Filmmaker Dan Ireland, who directed such movies as Jolene and The Whole Wide World and who co-founded the Seattle International Film Festival, died Thursday of undisclosed causes at his home in Los Angeles. He was 57.
His manager, Paul Nelson, confirmed the news to EW.
Ireland helped foster the early careers of actresses Renee Zellweger and Jessica Chastain. The former starred in the Texas-set drama The Whole Wide World before her Jerry Maguire breakout, and the latter starred in Jolene, an adaptation of an E.L. Doctorow short story, on her way to becoming one of today’s in-demand actresses.

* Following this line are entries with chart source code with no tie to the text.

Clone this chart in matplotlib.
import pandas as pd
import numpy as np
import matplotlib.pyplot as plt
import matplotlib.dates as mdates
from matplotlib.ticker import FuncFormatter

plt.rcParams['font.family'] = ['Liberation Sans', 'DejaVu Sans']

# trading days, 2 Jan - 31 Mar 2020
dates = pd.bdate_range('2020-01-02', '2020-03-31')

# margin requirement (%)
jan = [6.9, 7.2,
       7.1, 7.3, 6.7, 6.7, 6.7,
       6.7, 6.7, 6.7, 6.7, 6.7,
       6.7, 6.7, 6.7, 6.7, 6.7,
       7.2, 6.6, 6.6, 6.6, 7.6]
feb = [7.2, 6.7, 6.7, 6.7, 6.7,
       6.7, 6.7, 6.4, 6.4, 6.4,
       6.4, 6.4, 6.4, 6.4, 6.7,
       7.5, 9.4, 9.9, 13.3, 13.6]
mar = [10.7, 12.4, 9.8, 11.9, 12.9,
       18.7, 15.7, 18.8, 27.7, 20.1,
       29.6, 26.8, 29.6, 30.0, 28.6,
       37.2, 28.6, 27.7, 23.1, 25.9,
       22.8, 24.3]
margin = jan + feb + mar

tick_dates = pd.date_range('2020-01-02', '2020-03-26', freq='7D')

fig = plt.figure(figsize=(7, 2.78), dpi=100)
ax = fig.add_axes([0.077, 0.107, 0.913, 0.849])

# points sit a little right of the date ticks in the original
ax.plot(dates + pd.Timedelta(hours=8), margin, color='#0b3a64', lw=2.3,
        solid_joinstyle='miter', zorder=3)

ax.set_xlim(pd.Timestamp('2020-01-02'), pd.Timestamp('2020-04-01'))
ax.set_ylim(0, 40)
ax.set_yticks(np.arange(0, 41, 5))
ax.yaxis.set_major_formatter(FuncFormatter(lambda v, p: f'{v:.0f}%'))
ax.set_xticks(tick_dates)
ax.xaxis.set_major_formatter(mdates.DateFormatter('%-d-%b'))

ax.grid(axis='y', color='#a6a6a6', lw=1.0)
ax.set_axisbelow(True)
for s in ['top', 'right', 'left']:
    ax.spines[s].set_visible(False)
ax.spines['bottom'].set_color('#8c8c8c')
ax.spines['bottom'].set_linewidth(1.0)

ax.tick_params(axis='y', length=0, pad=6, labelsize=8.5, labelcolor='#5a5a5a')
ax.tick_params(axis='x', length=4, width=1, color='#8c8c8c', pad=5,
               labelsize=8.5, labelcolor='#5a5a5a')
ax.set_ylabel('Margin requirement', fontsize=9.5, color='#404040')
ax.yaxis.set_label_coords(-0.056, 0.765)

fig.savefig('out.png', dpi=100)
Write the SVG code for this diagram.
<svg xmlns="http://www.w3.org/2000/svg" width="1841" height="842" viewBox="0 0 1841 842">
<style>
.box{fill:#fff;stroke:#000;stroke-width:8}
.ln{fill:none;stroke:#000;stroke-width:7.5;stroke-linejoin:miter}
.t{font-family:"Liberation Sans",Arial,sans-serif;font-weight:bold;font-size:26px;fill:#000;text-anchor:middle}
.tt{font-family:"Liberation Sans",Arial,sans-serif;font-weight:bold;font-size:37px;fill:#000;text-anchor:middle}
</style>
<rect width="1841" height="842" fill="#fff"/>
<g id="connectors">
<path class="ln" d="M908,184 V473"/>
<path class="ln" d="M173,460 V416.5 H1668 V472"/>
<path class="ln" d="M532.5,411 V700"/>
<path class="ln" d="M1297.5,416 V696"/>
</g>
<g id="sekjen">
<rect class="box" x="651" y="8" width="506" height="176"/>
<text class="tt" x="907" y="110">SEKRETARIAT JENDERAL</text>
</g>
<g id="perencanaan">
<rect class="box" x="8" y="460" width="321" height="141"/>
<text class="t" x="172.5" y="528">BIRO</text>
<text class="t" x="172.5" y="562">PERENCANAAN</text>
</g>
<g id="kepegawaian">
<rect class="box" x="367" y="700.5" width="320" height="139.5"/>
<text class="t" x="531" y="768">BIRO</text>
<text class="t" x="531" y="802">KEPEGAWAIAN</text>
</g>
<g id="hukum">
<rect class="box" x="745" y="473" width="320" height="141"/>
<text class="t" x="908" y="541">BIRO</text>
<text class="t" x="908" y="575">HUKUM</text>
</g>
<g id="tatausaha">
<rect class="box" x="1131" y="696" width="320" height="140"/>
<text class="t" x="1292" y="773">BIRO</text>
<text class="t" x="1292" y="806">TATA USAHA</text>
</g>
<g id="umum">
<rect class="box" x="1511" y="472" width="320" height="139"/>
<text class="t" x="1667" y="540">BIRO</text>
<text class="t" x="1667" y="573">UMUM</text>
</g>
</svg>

Chastain (Zero Dark Thirty, Interstellar) paid tribute to Ireland on social media Friday, writing, “The sweetest angel left us. Called his voicemail just to hear his voice once more. I’ll miss you baby.”
A native of Vancouver, Canada, Ireland founded and ran the Seattle International Film Festival with Darryl Macdonald from 1975 to 1986. The pair also operated an arthouse theater in Seattle, the Egyptian.
Ireland moved to Los Angeles in 1986 and served as an acquisitions executive at Vestron Pictures before setting out to make his own films. His other directing credits included The Velocity of Gary, Passionada, Mrs. Palfrey at the Claremont, and the TV movie Living Proof.